Job.
In the records below, find the line that contains "Give me the" and the line that contains "import seaborn as sns"; write out exactly those two lines and everything between them, without the pictures.

[Entries with chart source code]
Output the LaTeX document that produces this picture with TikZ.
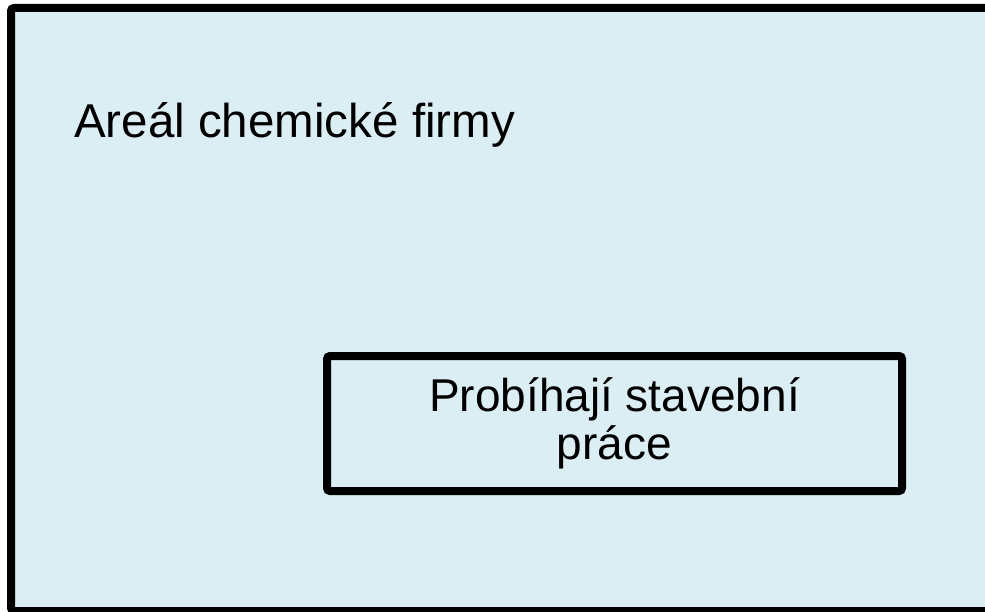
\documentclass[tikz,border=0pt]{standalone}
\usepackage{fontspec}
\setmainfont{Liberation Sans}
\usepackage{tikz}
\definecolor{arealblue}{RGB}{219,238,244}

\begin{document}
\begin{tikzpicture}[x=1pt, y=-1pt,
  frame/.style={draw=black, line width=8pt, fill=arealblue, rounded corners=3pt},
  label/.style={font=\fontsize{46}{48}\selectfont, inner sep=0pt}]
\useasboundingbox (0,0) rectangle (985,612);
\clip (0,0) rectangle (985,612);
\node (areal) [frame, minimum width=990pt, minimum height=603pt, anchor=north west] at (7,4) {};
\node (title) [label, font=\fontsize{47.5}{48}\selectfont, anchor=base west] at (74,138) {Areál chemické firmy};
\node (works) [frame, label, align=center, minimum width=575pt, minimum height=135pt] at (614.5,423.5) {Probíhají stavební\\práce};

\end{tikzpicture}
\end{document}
---
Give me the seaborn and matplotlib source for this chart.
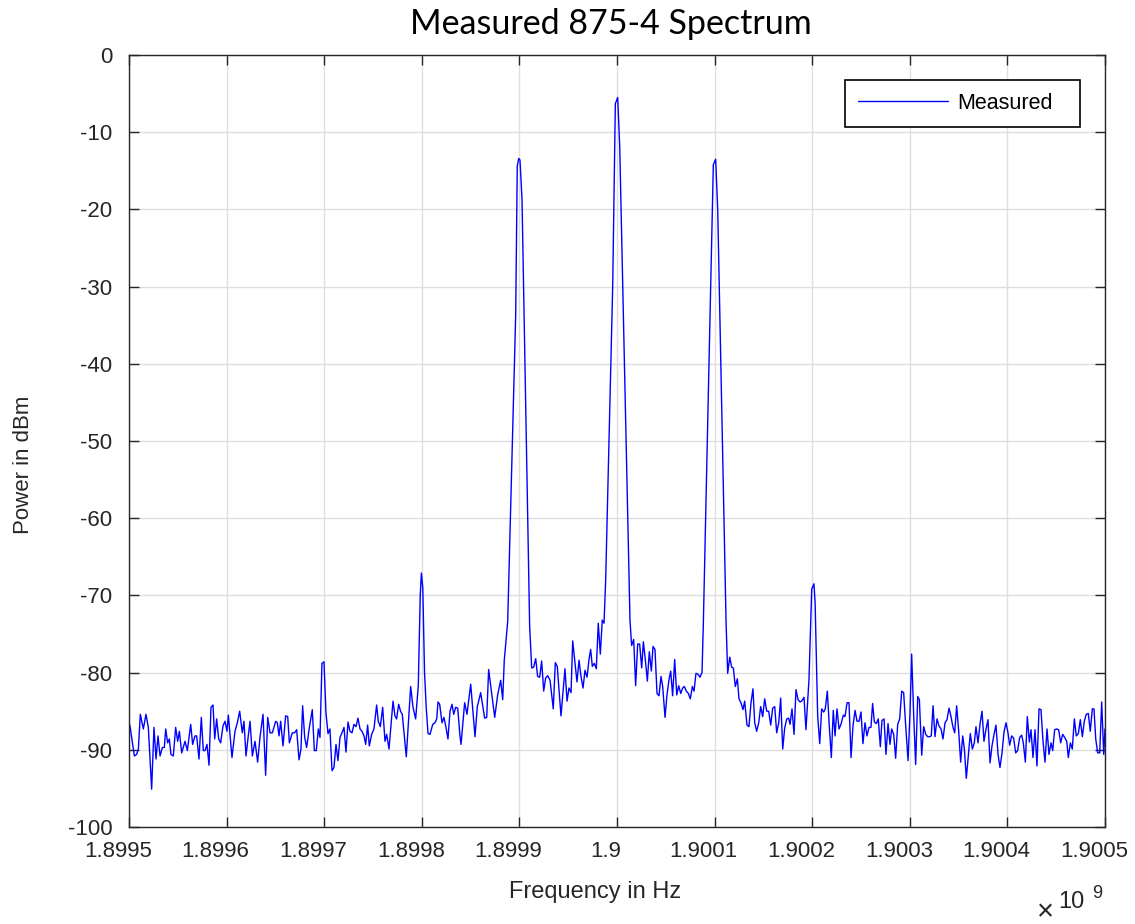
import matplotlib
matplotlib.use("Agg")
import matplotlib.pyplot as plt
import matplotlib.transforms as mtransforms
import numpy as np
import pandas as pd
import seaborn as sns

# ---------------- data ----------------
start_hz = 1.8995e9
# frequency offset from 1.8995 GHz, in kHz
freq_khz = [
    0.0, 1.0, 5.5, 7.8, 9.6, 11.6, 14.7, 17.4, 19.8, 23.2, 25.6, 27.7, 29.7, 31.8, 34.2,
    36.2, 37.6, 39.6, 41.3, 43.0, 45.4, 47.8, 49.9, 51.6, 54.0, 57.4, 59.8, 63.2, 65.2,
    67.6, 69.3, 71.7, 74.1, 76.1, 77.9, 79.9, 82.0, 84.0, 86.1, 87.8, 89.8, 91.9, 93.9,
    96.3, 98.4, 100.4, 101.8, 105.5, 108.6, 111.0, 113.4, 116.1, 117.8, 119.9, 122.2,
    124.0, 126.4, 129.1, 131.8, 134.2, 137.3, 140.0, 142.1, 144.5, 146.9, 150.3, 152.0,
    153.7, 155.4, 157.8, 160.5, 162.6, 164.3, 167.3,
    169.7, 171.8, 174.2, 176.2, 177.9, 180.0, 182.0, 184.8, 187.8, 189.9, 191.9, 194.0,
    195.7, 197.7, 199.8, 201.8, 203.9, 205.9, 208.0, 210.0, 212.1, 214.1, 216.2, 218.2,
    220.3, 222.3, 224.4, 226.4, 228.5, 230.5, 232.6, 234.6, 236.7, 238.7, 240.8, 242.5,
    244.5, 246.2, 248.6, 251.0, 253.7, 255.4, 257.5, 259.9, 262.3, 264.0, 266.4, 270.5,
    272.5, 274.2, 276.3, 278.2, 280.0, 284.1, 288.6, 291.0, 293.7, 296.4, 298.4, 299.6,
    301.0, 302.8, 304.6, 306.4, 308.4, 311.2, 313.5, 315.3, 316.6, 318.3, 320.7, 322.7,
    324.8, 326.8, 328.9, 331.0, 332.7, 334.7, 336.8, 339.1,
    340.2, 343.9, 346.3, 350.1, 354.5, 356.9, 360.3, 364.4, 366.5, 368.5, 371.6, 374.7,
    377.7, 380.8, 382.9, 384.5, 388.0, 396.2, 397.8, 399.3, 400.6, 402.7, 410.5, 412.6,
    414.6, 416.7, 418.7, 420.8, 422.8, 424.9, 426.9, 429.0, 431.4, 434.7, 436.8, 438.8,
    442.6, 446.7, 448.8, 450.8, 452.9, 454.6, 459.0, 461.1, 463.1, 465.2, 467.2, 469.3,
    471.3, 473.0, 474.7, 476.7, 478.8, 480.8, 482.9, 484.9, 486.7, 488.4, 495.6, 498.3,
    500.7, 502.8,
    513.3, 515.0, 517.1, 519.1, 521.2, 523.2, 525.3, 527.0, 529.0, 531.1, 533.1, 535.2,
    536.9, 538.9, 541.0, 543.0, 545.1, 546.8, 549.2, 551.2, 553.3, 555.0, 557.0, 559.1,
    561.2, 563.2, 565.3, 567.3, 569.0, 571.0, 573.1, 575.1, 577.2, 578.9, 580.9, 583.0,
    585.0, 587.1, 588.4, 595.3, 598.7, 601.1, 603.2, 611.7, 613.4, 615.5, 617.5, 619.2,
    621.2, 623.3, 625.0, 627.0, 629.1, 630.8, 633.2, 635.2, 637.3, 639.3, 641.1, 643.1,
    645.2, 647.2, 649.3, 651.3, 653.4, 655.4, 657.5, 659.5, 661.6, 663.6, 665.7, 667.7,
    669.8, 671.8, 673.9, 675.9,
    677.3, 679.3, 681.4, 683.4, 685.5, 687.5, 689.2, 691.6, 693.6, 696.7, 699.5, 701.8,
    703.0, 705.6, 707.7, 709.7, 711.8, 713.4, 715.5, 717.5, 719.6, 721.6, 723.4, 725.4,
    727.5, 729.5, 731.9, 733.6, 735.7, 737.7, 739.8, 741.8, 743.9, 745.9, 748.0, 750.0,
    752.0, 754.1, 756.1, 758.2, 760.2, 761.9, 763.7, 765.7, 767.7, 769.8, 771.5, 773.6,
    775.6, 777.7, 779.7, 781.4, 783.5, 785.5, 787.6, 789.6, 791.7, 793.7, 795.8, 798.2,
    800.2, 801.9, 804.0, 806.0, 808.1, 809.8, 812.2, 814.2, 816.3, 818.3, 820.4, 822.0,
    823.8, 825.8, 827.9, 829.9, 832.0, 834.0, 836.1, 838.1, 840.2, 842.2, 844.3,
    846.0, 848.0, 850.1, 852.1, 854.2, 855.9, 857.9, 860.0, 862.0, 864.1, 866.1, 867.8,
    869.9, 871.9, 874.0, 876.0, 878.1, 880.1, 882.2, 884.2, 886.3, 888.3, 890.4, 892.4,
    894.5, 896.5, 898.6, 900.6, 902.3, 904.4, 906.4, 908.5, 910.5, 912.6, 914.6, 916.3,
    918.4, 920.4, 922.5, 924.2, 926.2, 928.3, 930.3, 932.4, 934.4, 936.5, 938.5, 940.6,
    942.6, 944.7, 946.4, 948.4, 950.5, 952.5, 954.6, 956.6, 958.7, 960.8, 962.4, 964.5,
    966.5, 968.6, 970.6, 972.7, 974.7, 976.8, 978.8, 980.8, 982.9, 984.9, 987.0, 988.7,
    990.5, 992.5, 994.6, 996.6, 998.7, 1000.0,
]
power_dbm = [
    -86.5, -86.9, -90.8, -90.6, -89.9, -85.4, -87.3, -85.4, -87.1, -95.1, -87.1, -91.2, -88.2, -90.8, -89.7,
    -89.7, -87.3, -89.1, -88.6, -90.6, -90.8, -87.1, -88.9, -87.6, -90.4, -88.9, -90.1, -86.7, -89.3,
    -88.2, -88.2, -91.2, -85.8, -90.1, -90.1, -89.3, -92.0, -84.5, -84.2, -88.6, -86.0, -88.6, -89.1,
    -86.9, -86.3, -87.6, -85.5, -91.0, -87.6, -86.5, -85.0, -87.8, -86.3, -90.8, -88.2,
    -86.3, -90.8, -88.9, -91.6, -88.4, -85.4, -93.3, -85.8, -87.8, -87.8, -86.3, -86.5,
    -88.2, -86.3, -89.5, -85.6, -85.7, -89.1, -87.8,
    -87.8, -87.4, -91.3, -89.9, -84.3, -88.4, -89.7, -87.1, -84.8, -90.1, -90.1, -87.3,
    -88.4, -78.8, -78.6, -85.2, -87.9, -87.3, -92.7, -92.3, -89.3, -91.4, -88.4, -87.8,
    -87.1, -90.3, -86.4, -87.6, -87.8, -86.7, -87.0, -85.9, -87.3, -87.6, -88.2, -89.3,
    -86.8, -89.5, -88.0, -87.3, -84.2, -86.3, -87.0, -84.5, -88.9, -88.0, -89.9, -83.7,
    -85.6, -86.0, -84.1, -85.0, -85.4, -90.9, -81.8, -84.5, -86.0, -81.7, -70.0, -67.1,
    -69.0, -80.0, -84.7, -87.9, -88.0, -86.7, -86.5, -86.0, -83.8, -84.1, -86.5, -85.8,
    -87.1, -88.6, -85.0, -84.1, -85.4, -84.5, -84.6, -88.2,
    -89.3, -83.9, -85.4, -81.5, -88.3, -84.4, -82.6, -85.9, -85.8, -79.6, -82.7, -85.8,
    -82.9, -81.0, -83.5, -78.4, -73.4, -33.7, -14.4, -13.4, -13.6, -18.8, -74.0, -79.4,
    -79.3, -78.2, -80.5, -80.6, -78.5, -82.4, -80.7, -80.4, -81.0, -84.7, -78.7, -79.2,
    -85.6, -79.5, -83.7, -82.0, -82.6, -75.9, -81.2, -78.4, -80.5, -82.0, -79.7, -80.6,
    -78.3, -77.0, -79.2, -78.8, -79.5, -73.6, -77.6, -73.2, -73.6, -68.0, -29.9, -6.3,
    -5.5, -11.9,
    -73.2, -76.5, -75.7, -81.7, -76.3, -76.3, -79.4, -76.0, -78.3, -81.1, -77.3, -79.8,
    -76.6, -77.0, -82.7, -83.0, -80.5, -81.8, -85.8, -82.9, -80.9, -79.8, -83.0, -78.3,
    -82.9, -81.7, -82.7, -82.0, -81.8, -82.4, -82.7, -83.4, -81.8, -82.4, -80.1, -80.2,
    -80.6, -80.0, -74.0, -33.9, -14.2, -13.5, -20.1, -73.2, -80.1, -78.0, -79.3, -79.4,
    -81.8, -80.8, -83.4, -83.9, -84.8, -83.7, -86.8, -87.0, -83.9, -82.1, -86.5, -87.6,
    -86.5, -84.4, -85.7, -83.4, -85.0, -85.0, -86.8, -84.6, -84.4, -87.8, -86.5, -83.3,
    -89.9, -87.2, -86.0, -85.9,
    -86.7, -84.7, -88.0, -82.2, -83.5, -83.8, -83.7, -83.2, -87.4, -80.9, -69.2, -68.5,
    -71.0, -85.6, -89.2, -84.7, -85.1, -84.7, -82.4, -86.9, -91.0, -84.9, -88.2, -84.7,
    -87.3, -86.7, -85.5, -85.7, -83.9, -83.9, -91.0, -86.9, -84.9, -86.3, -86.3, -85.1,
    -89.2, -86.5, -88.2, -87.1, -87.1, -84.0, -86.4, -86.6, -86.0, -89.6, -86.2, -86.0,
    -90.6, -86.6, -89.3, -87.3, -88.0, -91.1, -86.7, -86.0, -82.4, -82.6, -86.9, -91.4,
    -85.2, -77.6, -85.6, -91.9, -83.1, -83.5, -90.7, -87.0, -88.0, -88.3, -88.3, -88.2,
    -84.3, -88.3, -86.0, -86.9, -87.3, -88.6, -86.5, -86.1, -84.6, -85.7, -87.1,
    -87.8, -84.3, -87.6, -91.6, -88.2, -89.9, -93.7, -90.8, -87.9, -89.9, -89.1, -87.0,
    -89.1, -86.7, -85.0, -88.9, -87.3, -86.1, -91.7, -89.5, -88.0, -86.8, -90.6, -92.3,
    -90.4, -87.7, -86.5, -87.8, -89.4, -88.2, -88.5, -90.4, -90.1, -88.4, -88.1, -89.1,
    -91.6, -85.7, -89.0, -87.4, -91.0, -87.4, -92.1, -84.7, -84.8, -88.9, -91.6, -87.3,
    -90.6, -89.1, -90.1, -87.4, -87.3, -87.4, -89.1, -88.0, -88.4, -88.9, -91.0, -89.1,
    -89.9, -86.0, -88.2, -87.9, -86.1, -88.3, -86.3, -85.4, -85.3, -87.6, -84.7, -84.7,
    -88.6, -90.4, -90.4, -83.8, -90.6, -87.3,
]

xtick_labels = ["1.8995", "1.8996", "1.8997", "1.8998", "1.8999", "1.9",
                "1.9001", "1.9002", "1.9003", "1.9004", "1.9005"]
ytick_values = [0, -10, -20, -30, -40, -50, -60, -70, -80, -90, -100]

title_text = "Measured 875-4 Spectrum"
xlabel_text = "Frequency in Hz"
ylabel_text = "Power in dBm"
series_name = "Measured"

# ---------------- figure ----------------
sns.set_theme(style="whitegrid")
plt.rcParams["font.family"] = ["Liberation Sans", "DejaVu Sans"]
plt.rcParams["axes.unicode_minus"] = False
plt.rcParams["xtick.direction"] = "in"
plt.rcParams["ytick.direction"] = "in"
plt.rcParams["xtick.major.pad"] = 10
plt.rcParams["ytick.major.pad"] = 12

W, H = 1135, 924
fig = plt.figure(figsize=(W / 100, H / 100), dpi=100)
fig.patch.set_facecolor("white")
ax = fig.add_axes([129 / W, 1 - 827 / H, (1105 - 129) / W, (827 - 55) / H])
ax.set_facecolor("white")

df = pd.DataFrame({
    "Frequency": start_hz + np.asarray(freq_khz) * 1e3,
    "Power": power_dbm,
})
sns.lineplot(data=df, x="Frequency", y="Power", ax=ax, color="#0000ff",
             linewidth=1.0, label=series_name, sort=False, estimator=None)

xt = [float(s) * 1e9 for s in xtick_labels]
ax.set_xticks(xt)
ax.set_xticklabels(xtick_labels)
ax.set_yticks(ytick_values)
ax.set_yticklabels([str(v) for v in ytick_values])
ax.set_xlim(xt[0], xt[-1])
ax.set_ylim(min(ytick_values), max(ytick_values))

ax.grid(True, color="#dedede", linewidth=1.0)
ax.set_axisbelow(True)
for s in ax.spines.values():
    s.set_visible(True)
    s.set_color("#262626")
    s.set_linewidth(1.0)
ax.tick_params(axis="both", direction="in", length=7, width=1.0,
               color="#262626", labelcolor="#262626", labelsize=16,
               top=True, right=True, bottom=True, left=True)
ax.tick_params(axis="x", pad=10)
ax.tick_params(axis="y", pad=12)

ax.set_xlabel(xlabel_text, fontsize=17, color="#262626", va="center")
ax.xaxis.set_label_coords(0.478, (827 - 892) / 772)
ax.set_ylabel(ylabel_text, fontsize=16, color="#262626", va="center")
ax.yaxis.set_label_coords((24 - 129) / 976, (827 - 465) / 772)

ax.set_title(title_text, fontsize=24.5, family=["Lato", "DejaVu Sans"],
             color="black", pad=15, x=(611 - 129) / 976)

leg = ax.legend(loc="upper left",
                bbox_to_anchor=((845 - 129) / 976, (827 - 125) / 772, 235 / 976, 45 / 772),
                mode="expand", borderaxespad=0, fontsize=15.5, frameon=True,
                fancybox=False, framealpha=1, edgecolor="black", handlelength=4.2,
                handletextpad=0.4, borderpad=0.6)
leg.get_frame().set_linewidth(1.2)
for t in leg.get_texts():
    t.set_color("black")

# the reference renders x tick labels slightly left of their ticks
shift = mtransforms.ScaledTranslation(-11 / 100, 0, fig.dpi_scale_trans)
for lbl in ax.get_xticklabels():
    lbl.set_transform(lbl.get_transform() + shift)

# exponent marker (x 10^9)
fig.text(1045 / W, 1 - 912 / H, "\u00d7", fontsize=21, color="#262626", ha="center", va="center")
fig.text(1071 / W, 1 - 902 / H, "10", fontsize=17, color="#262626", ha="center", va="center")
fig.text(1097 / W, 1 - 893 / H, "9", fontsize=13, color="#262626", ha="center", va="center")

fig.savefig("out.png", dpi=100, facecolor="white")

Task response.
Give me the seaborn and matplotlib source for this chart.
import matplotlib
matplotlib.use("Agg")
import matplotlib.pyplot as plt
import matplotlib.transforms as mtransforms
import numpy as np
import pandas as pd
import seaborn as sns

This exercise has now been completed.